Start at the line that contains "Write the Plotly code for this chart.", stop at the line that contains "yrange = [26.25, 123.75]", and repeat every line in that span, those two included, with no pictures.

— begin ITEMS —

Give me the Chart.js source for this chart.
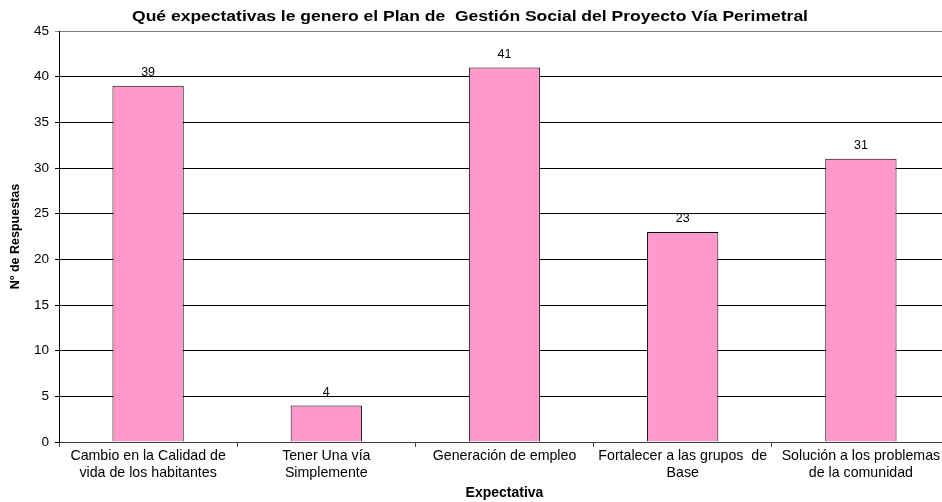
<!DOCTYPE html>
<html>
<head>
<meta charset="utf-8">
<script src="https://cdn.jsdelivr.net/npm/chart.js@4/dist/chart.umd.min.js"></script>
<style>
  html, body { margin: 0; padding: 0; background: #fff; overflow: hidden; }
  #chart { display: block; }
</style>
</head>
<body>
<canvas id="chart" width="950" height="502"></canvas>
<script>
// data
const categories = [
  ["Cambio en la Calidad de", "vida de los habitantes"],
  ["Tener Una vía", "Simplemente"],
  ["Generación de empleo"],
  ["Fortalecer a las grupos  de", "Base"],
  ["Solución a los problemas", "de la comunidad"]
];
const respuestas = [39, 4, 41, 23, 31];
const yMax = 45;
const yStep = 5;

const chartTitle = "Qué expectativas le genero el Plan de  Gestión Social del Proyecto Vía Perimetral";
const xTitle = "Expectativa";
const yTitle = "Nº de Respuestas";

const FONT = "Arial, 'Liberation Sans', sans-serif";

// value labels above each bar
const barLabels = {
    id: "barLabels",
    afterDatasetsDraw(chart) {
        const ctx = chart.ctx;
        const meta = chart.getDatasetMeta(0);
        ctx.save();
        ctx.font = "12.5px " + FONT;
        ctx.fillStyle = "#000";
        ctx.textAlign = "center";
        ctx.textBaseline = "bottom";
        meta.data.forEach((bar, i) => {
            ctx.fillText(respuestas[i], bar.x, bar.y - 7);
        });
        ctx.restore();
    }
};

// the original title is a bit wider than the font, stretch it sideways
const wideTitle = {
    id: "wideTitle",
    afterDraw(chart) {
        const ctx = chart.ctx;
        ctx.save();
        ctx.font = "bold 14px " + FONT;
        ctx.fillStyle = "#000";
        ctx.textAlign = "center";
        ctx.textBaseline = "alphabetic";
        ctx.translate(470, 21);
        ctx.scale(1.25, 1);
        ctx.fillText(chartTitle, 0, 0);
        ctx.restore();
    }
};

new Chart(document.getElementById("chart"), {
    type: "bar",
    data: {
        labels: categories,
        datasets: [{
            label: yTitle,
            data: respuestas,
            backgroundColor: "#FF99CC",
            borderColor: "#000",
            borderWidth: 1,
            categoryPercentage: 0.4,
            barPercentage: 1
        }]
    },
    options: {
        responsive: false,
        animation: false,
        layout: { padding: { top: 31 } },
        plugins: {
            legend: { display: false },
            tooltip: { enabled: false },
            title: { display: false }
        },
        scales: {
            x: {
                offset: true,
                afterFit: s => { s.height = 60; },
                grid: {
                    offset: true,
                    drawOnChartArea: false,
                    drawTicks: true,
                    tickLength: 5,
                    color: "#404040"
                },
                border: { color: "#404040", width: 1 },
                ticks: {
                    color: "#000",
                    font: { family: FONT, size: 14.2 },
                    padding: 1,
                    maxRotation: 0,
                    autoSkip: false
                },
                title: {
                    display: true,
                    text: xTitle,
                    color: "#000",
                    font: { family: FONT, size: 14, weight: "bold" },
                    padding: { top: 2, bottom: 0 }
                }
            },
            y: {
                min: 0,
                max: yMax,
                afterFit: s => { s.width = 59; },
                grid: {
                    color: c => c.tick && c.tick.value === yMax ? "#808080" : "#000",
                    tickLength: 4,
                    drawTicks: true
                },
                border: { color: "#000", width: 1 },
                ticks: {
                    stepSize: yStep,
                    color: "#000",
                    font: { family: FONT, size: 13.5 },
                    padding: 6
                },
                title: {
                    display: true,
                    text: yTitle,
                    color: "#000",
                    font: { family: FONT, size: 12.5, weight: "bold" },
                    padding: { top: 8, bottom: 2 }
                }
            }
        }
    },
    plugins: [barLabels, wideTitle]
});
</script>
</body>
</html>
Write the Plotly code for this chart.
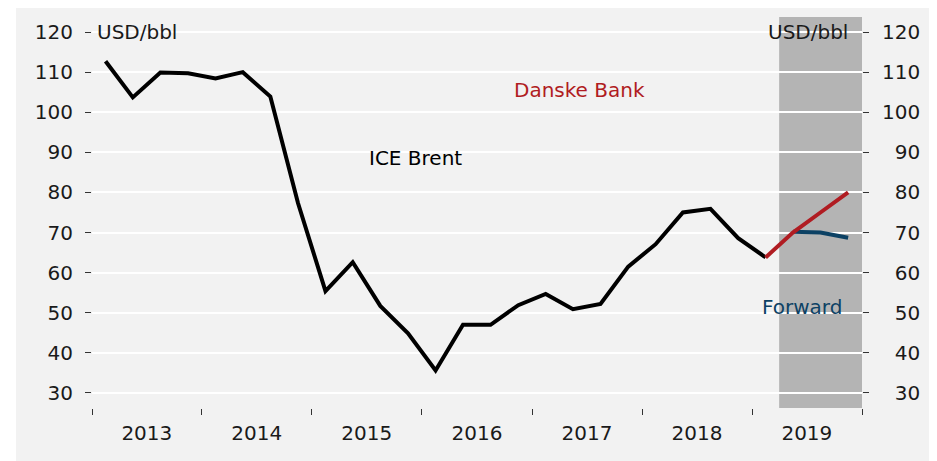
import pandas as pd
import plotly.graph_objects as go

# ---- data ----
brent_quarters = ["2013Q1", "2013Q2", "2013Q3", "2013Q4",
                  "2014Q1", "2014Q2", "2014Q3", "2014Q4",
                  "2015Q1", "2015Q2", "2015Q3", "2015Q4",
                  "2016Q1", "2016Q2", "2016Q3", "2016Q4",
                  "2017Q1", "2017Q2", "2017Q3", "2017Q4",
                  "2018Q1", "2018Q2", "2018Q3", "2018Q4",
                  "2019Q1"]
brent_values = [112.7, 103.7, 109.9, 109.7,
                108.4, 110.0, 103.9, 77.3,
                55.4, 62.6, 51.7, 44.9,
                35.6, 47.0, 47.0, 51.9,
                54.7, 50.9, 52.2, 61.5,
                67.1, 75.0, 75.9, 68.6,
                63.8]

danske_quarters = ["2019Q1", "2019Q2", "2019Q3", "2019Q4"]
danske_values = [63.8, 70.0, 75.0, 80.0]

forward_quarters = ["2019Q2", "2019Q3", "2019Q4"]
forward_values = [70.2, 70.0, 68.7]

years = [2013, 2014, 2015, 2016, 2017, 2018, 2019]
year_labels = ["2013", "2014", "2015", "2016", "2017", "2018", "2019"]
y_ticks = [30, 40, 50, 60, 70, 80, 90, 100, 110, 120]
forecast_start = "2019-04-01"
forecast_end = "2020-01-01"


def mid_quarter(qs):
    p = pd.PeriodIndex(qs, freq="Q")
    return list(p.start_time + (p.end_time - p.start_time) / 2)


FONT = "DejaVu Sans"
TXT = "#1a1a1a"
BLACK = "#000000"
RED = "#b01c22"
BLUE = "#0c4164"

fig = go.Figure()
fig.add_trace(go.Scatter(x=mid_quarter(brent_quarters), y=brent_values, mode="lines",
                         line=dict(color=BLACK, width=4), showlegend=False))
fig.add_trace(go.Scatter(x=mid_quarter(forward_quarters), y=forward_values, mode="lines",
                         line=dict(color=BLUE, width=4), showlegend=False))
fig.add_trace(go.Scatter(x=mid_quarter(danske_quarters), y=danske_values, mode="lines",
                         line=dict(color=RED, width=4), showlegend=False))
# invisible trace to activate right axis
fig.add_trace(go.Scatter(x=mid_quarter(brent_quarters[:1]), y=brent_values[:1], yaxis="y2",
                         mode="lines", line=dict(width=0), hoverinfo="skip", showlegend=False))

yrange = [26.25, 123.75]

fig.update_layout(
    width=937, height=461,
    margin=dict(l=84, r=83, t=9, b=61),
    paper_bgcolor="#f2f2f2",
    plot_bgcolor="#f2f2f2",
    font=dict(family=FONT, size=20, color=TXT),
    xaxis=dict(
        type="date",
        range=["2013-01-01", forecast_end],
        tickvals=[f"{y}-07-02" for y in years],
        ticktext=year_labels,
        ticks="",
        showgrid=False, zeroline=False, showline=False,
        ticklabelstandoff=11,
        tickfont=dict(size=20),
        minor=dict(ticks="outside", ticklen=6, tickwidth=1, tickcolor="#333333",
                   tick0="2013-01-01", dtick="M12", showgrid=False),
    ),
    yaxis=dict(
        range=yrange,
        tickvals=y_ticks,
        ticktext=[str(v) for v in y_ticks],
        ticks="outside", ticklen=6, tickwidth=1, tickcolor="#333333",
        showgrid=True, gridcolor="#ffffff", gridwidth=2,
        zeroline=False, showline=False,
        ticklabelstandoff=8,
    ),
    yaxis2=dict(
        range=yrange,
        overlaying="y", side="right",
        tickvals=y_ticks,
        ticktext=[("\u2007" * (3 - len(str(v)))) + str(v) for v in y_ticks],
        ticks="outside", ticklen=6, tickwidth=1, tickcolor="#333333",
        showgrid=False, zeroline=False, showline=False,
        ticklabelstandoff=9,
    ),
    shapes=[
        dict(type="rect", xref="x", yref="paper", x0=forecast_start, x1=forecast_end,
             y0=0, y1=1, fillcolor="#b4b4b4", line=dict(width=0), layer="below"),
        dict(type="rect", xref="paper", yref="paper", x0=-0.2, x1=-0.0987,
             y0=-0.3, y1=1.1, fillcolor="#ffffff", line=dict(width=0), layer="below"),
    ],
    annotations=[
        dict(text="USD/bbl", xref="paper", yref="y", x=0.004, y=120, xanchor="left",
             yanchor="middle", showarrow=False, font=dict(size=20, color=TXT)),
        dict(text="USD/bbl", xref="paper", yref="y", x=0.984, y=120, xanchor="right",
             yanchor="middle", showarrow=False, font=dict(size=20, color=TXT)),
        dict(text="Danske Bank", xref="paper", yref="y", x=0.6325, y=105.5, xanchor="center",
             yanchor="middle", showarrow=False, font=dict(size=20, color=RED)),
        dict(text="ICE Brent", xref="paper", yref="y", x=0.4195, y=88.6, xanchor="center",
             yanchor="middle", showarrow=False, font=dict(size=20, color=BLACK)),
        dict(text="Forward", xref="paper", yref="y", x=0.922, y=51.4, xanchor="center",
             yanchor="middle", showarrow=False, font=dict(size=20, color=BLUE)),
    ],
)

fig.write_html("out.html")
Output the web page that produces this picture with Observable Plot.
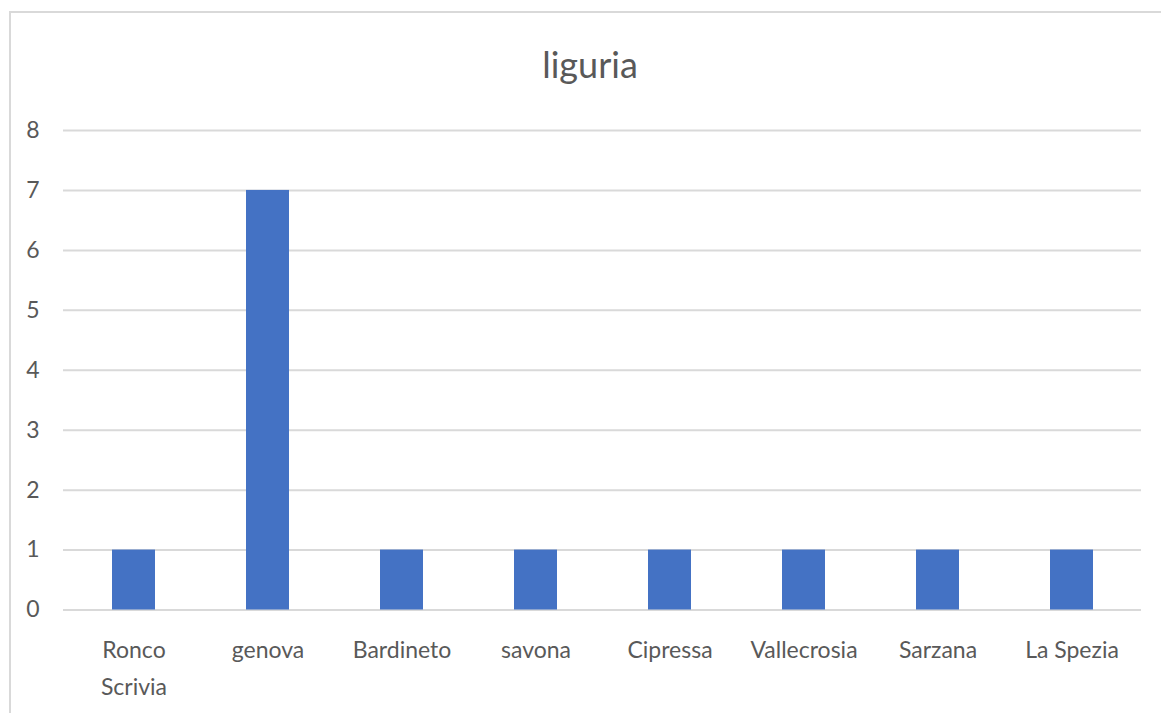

— end ITEMS —

TASK OUTPUT:
Write the Plotly code for this chart.
import pandas as pd
import plotly.graph_objects as go

# ---- data ----
brent_quarters = ["2013Q1", "2013Q2", "2013Q3", "2013Q4",
                  "2014Q1", "2014Q2", "2014Q3", "2014Q4",
                  "2015Q1", "2015Q2", "2015Q3", "2015Q4",
                  "2016Q1", "2016Q2", "2016Q3", "2016Q4",
                  "2017Q1", "2017Q2", "2017Q3", "2017Q4",
                  "2018Q1", "2018Q2", "2018Q3", "2018Q4",
                  "2019Q1"]
brent_values = [112.7, 103.7, 109.9, 109.7,
                108.4, 110.0, 103.9, 77.3,
                55.4, 62.6, 51.7, 44.9,
                35.6, 47.0, 47.0, 51.9,
                54.7, 50.9, 52.2, 61.5,
                67.1, 75.0, 75.9, 68.6,
                63.8]

danske_quarters = ["2019Q1", "2019Q2", "2019Q3", "2019Q4"]
danske_values = [63.8, 70.0, 75.0, 80.0]

forward_quarters = ["2019Q2", "2019Q3", "2019Q4"]
forward_values = [70.2, 70.0, 68.7]

years = [2013, 2014, 2015, 2016, 2017, 2018, 2019]
year_labels = ["2013", "2014", "2015", "2016", "2017", "2018", "2019"]
y_ticks = [30, 40, 50, 60, 70, 80, 90, 100, 110, 120]
forecast_start = "2019-04-01"
forecast_end = "2020-01-01"


def mid_quarter(qs):
    p = pd.PeriodIndex(qs, freq="Q")
    return list(p.start_time + (p.end_time - p.start_time) / 2)


FONT = "DejaVu Sans"
TXT = "#1a1a1a"
BLACK = "#000000"
RED = "#b01c22"
BLUE = "#0c4164"

fig = go.Figure()
fig.add_trace(go.Scatter(x=mid_quarter(brent_quarters), y=brent_values, mode="lines",
                         line=dict(color=BLACK, width=4), showlegend=False))
fig.add_trace(go.Scatter(x=mid_quarter(forward_quarters), y=forward_values, mode="lines",
                         line=dict(color=BLUE, width=4), showlegend=False))
fig.add_trace(go.Scatter(x=mid_quarter(danske_quarters), y=danske_values, mode="lines",
                         line=dict(color=RED, width=4), showlegend=False))
# invisible trace to activate right axis
fig.add_trace(go.Scatter(x=mid_quarter(brent_quarters[:1]), y=brent_values[:1], yaxis="y2",
                         mode="lines", line=dict(width=0), hoverinfo="skip", showlegend=False))

yrange = [26.25, 123.75]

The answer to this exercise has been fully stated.